I disagree. This is my favorite pumpkin bread now. I guess everyone has their own tastes.
I disagree. You can always add more spices too. Recipes are just guidelines. To spice mine up I substitute apple cider for the water and maple syrup for the sugar.
I doubled the amount of spices and added ginger and nutmeg and it came out AMAZING. I also substituted applesauce for the oil and it was an great addition.
Wow. Not necessary. It’s delicious. I added mini chocolate chips. Add more spice if you prefer. It’s all personal preference.
It’s delicious! My 1st try & everyone got a big slice. Yummy
Have a Banana bread recipe as amazing as this pumpkin bread????
I have two recipes for Banana Bread: Basic and Chocolate Chip Banana Bread.

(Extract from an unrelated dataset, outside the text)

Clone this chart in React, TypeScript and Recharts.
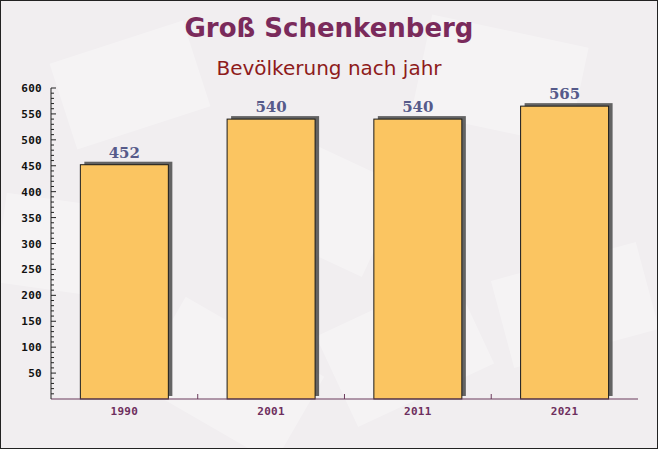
import React from 'react';
import { BarChart, Bar, XAxis, YAxis, LabelList } from 'recharts';

const years = ['1990', '2001', '2011', '2021'];
const population = [452, 540, 540, 565];
const yTicks = [50, 100, 150, 200, 250, 300, 350, 400, 450, 500, 550, 600];
const minorStep = 10;
const yMax = 600;

const data = years.map((y, i) => ({ year: y, value: population[i] }));
const allTicks = Array.from({ length: yMax / minorStep }, (_, i) => (i + 1) * minorStep);

const W = 658;
const H = 449;

const BarShape = (props: any) => {
  const { x, y, width, height } = props;
  if (height <= 0) return null;
  return (
    <g>
      <rect x={x + 4} y={y - 3} width={width} height={height} fill="#4a4a4a" fillOpacity={0.85} />
      <rect x={x} y={y} width={width} height={height} fill="#fbc561" stroke="#1a1a1a" strokeWidth={1} />
    </g>
  );
};

const YTick = (props: any) => {
  const { x, y, payload } = props;
  const v = payload.value;
  const major = yTicks.includes(v);
  return (
    <g>
      <line x1={x} x2={x + (major ? 5 : 3)} y1={y} y2={y} stroke="#222" strokeWidth={1} />
      {major && (
        <text x={x - 9} y={y} dy={4} textAnchor="end" fontFamily="'DejaVu Sans Mono', monospace" fontWeight="bold" fontSize={11} letterSpacing={0.3} fill="#111">
          {v}
        </text>
      )}
    </g>
  );
};

const XTick = (props: any) => {
  const { x, y, payload, index } = props;
  const half = 73.4;
  return (
    <g>
      {index > 0 && <line x1={x - half} x2={x - half} y1={y} y2={y - 5} stroke="#6b3a5c" strokeWidth={1} />}
      <text x={x} y={y} dy={16} textAnchor="middle" fontFamily="'DejaVu Sans Mono', monospace" fontWeight="bold" fontSize={11} letterSpacing={0.3} fill="#6e2f5e">
        {payload.value}
      </text>
    </g>
  );
};

const decor = [
  { l: 60, t: 40, w: 140, h: 90, r: -18 },
  { l: 240, t: 150, w: 150, h: 100, r: 25 },
  { l: 420, t: 30, w: 160, h: 100, r: 12 },
  { l: 500, t: 260, w: 150, h: 90, r: -15 },
  { l: 150, t: 330, w: 160, h: 100, r: 30 },
  { l: 330, t: 300, w: 150, h: 100, r: -25 },
  { l: 0, t: 200, w: 110, h: 90, r: 8 },
];

export default function App() {
  return (
    <div style={{ position: 'absolute', left: 0, top: 0, width: W, height: H, background: '#f1eef0', overflow: 'hidden' }}>
      {decor.map((d, i) => (
        <div
          key={i}
          style={{
            position: 'absolute',
            left: d.l,
            top: d.t,
            width: d.w,
            height: d.h,
            background: 'rgba(255,255,255,0.3)',
            transform: `rotate(${d.r}deg)`,
          }}
        />
      ))}
      <div style={{ position: 'absolute', left: 0, top: 13, width: W, textAlign: 'center', fontFamily: "'DejaVu Sans', sans-serif", fontWeight: 'bold', fontSize: 26, color: '#7a2a5b' }}>
        Groß Schenkenberg
      </div>
      <div style={{ position: 'absolute', left: 0, top: 56, width: W, textAlign: 'center', fontFamily: "'DejaVu Sans', sans-serif", fontSize: 20, color: '#8e1b1b' }}>
        Bevölkerung nach jahr
      </div>
      <div style={{ position: 'absolute', left: 0, top: 0 }}>
        <BarChart width={W} height={H} data={data} margin={{ top: 88, right: 20, bottom: 0, left: 0 }} barCategoryGap="20%">
          <XAxis
            dataKey="year"
            height={50}
            axisLine={{ stroke: '#6b3a5c', strokeWidth: 1 }}
            tickLine={false}
            tickSize={0}
            tickMargin={0}
            tick={<XTick />}
            interval={0}
          />
          <YAxis
            width={51}
            domain={[0, yMax]}
            ticks={allTicks}
            interval={0}
            axisLine={{ stroke: '#222', strokeWidth: 1 }}
            tickLine={false}
            tickSize={0}
            tickMargin={0}
            tick={<YTick />}
          />
          <Bar dataKey="value" shape={<BarShape />} isAnimationActive={false}>
            <LabelList
              dataKey="value"
              position="top"
              offset={7}
              fill="#565a8a"
              fontSize={15}
              fontWeight="bold"
              fontFamily="'DejaVu Serif', serif"
            />
          </Bar>
        </BarChart>
      </div>
      <div style={{ position: 'absolute', left: 0, top: 0, width: W, height: H, boxSizing: 'border-box', border: '1px solid #222', pointerEvents: 'none' }} />
    </div>
  );
}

Hi! Probably won’t get a response right away, though that would be helpful, as I’d like to use this recipe tonight….but would it be ok to use a 9×5 pan for this, and if so, would I have to increase the ingredients by a specific proportion or can I use the recipe as is? Thanks…
I would use the recipe as is. The loaf will probably not be so tall. This summer I baked it twice in 11×7 tin and then cut it in squares like cake.
If I double the recipe to do two loaves at once, do need I need to bake for longer?
Yes, you will probably need a few more minutes, depending on your oven.